### SUPPLIED MATERIAL
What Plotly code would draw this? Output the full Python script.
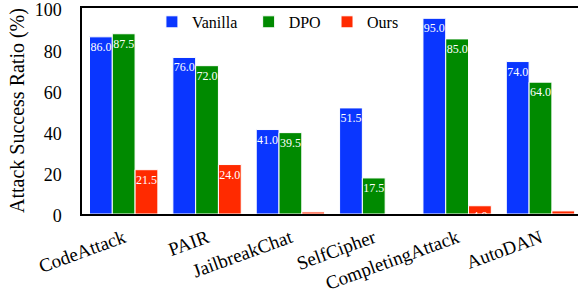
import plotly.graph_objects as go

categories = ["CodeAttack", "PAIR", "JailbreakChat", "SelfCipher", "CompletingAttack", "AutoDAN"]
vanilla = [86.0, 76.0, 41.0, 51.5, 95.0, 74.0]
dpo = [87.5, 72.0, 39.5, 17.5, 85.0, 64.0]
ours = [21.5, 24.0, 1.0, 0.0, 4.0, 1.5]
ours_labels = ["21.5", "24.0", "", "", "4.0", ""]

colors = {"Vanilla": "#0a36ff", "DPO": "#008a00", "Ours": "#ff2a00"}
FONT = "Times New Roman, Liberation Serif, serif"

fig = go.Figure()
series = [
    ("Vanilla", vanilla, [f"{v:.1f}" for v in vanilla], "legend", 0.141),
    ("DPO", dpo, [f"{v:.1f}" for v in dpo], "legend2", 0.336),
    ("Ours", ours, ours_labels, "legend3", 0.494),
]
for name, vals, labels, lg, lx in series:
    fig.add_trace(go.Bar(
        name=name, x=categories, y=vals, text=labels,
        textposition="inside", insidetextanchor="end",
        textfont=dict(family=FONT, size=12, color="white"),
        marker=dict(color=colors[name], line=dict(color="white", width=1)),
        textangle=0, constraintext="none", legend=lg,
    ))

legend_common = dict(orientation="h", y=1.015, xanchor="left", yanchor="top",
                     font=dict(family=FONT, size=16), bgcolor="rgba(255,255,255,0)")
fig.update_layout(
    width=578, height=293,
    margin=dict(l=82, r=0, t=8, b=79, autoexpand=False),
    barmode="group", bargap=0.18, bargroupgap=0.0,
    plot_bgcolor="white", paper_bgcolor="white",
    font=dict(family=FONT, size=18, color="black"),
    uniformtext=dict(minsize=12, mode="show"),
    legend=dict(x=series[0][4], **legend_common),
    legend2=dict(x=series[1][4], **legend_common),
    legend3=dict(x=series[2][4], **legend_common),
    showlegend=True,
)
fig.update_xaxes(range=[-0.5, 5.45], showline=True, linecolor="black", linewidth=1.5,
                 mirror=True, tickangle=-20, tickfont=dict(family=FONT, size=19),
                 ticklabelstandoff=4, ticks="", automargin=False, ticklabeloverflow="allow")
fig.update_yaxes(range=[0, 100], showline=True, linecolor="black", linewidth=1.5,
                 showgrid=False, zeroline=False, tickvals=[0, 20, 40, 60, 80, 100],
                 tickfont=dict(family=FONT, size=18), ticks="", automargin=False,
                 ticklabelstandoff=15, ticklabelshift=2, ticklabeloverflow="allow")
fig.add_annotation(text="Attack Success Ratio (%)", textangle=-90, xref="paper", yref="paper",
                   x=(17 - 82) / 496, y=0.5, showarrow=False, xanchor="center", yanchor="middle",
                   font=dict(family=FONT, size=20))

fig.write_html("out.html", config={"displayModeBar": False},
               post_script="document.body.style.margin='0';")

### WHAT TO PRODUCE
Leave out the pictures and repeat the lines from the start of the material through the line with "New Roman, Liberation", inclusive.

### SOLUTION TO THE PROBLEM
What Plotly code would draw this? Output the full Python script.
import plotly.graph_objects as go

categories = ["CodeAttack", "PAIR", "JailbreakChat", "SelfCipher", "CompletingAttack", "AutoDAN"]
vanilla = [86.0, 76.0, 41.0, 51.5, 95.0, 74.0]
dpo = [87.5, 72.0, 39.5, 17.5, 85.0, 64.0]
ours = [21.5, 24.0, 1.0, 0.0, 4.0, 1.5]
ours_labels = ["21.5", "24.0", "", "", "4.0", ""]

colors = {"Vanilla": "#0a36ff", "DPO": "#008a00", "Ours": "#ff2a00"}
FONT = "Times New Roman, Liberation Serif, serif"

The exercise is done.